At the World Travel Market 2022 expo in November, Greek Tourism Minister Vassilis Kikilias said more than 3 million British travellers had graced Greek shores that year and declared the country was keen to continue bringing more tourists in.

Turkish tourism bosses have also been frank about their desire to boost the number of incoming Brits – having enjoyed record numbers of visitors from the UK in 2022.

Some in Spain are also concerned about the potential loss of British tourism due to a ‘tourist tax’ which is set to come into force later this year.

Mesa de Turismo, a non-profit group representing Spain’s tourism industry, says it could pose a major problem for the country if the EU presses ahead with the charge, which would see non-EU visitors forced to pay seven euro (£6.20). 

The rate, called the European Travel Information and Authorisation System (ETIAS), will be applied to those visiting the Schengen Area from November.

Describing the tax as a ‘threat’, the Mesa de Turismo said it risked undermining Spain’s tourism sector during its first General Assembly of the year. 

The ETIAS will apply to visitors from visitors from 63 countries – including Britain – outside the European Union. It was first confirmed by the EU in August 2021.

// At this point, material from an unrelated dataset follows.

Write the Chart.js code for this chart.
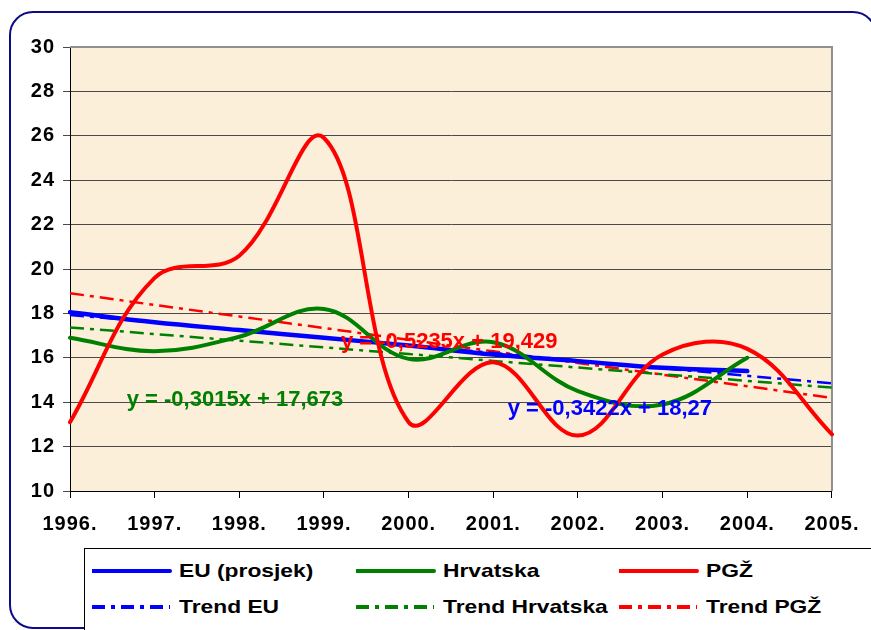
<!DOCTYPE html>
<html>
<head>
<meta charset="utf-8">
<script src="https://cdn.jsdelivr.net/npm/chart.js@4/dist/chart.umd.min.js"></script>
<style>
  html, body { margin: 0; padding: 0; background: #fff; }
  body { width: 871px; height: 630px; overflow: hidden; position: relative; font-family: "Liberation Sans", Arial, sans-serif; }
  #frame { position: absolute; left: 9px; top: 11px; width: 868px; height: 618px; box-sizing: border-box;
           border: 2.5px solid #0c0c88; border-radius: 24px; }
  #legendBox { position: absolute; left: 84px; top: 548px; width: 820px; height: 100px; border: 1px solid #000; background: #fff; }
  .lgItem { position: absolute; height: 24px; }
  .lgItem svg { position: absolute; left: 0; top: 7px; }
  .lgText { position: absolute; top: 0; font-weight: bold; font-size: 19px; line-height: 24px; color: #000;
            white-space: nowrap; transform: scaleX(1.2); transform-origin: left center; }
  #wrap { position: absolute; left: 0; top: 0; width: 871px; height: 630px; }
</style>
</head>
<body>
<div id="frame"></div>
<div id="legendBox"></div>
<div id="legend"></div>
<div id="wrap"><canvas id="c" width="871" height="630"></canvas></div>
<script>
// ---- data ----
const years = ['1996.', '1997.', '1998.', '1999.', '2000.', '2001.', '2002.', '2003.', '2004.', '2005.'];
const euValues  = [18.05, 17.6, 17.25, 16.9, 16.55, 16.15, 15.85, 15.55, 15.4];
const hrValues  = [16.9, 16.3, 16.95, 18.2, 15.95, 16.7, 14.5, 13.9, 16.0];
const pgzValues = [13.1, 19.6, 20.6, 25.9, 13.1, 15.8, 12.5, 16.15, 16.4, 12.55];
const trendEU   = [17.93, 17.59, 17.24, 16.90, 16.56, 16.22, 15.87, 15.53, 15.19, 14.85];
const trendHR   = [17.37, 17.07, 16.77, 16.47, 16.17, 15.86, 15.56, 15.26, 14.96, 14.66];
const trendPGZ  = [18.91, 18.38, 17.86, 17.34, 16.81, 16.29, 15.77, 15.24, 14.72, 14.19];
const seriesNames = ['EU (prosjek)', 'Hrvatska', 'PGŽ', 'Trend EU', 'Trend Hrvatska', 'Trend PGŽ'];
const equations = ['y = -0,3422x + 18,27', 'y = -0,3015x + 17,673', 'y = -0,5235x + 19,429'];
const yMin = 10, yMax = 30, yStep = 2;

const BLUE = '#0000ff', GREEN = '#008000', RED = '#ff0000';
const DASH = [14, 6, 4, 6];
const FONT = '"Liberation Sans", Arial, sans-serif';

// ---- legend (HTML) ----
const legendDefs = [
  { name: seriesNames[0], color: BLUE,  dash: null, x: 92,  y: 571 },
  { name: seriesNames[1], color: GREEN, dash: null, x: 356, y: 571 },
  { name: seriesNames[2], color: RED,   dash: null, x: 619, y: 571 },
  { name: seriesNames[3], color: BLUE,  dash: '13 6 4 6', x: 92,  y: 607 },
  { name: seriesNames[4], color: GREEN, dash: '13 6 4 6', x: 356, y: 607 },
  { name: seriesNames[5], color: RED,   dash: '13 6 4 6', x: 619, y: 607 }
];
const lg = document.getElementById('legend');
legendDefs.forEach(d => {
  const it = document.createElement('div');
  it.className = 'lgItem';
  it.style.left = d.x + 'px';
  it.style.top = (d.y - 12) + 'px';
  it.innerHTML = '<svg width="80" height="10"><line x1="0" y1="5" x2="78" y2="5" stroke="' + d.color +
    '" stroke-width="4"' + (d.dash ? ' stroke-dasharray="' + d.dash + '"' : ' stroke-linecap="round"') + '/></svg>' +
    '<span class="lgText" style="left:87px"></span>';
  it.querySelector('.lgText').textContent = d.name;
  lg.appendChild(it);
});

// ---- plugins ----
const plotDeco = {
  id: 'plotDeco',
  beforeDraw(chart) {
    const { ctx, chartArea: a } = chart;
    ctx.save();
    ctx.fillStyle = '#fbefda';
    ctx.fillRect(a.left, a.top, a.right - a.left, a.bottom - a.top);
    ctx.restore();
    try { ctx.letterSpacing = '1px'; } catch (e) {}
  },
  beforeDatasetsDraw(chart) {
    const { ctx, chartArea: a } = chart;
    ctx.save();
    ctx.strokeStyle = '#8f8f8f';
    ctx.lineWidth = 2;
    ctx.beginPath();
    ctx.moveTo(a.left, a.top);
    ctx.lineTo(a.right, a.top);
    ctx.lineTo(a.right, a.bottom);
    ctx.stroke();
    ctx.restore();
  },
  afterDatasetsDraw(chart) {
    const { ctx } = chart;
    const xs = chart.scales.x, ys = chart.scales.y;
    const labels = [
      { text: equations[2], color: RED,   xi: 3.2,  yv: 16.7 },
      { text: equations[1], color: GREEN, xi: 0.67, yv: 14.1 },
      { text: equations[0], color: BLUE,  xi: 5.17, yv: 13.7 }
    ];
    ctx.save();
    try { ctx.letterSpacing = '0px'; } catch (e) {}
    ctx.font = 'bold 22px ' + FONT;
    ctx.textAlign = 'left';
    ctx.textBaseline = 'middle';
    labels.forEach(l => {
      ctx.fillStyle = l.color;
      ctx.fillText(l.text, xs.getPixelForValue(l.xi), ys.getPixelForValue(l.yv));
    });
    ctx.restore();
    try { ctx.letterSpacing = '1px'; } catch (e) {}
  }
};

const solid = (label, data, color, w) => ({
  label, data, borderColor: color, backgroundColor: color, borderWidth: w,
  pointRadius: 0, tension: 0.38, fill: false, borderCapStyle: 'round', borderJoinStyle: 'round'
});
const trend = (label, data, color) => ({
  label, data, borderColor: color, backgroundColor: color, borderWidth: 2.5,
  pointRadius: 0, tension: 0, fill: false, borderDash: DASH
});

new Chart(document.getElementById('c'), {
  type: 'line',
  data: {
    labels: years,
    datasets: [
      Object.assign(solid(seriesNames[2], pgzValues, RED, 4), { order: 1 }),
      Object.assign(solid(seriesNames[1], hrValues, GREEN, 4), { order: 2 }),
      Object.assign(solid(seriesNames[0], euValues, BLUE, 4.5), { order: 3 }),
      Object.assign(trend(seriesNames[3], trendEU, BLUE), { order: 4 }),
      Object.assign(trend(seriesNames[4], trendHR, GREEN), { order: 5 }),
      Object.assign(trend(seriesNames[5], trendPGZ, RED), { order: 6 })
    ]
  },
  options: {
    responsive: false,
    animation: false,
    events: [],
    layout: { padding: { left: 0, top: 47, right: 37, bottom: 0 } },
    plugins: { legend: { display: false }, tooltip: { enabled: false }, title: { display: false } },
    scales: {
      x: {
        offset: false,
        afterFit(s) { s.height = 139; },
        grid: { display: true, drawOnChartArea: false, drawTicks: true, tickLength: 7, color: '#000', lineWidth: 1 },
        border: { display: true, color: '#000', width: 1 },
        ticks: { color: '#000', font: { family: FONT, size: 20, weight: 'bold' }, padding: 14, maxRotation: 0, autoSkip: false }
      },
      y: {
        min: yMin, max: yMax,
        afterFit(s) { s.width = 70; },
        grid: { color: '#4a4a4a', lineWidth: 1, tickLength: 7, drawTicks: true },
        border: { display: true, color: '#000', width: 1 },
        ticks: { stepSize: yStep, color: '#000', font: { family: FONT, size: 20, weight: 'bold' }, padding: 8 }
      }
    }
  },
  plugins: [plotDeco]
});
</script>
</body>
</html>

Spain’s tourism leaders warned last week they could lose millions of British holidaymakers if the European Union introduces a new tourist tax later this year

The scheme will be similar to the US’s Electronic System for Travel Authorization (ESTA) system – which allows citizens from 40 countries a 90-day visa-free stay. 

Like the US system, the ETIAS will allow people visa-free entry for up to 90 days, during which visitors are not allowed to work or study, but can ‘engage in business and tourism activities,’ according to the Schengen visa info website.

The EU’s version will be valid for up to three years – and will count for multiple entries. Those under 18 and over 70 will be exempt from the fee.

The website states visitors ‘can enter the Schengen member states as many times as you want, for as long as your ETIAS is valid, and you have not stayed more than 90 days in a 180-day period.’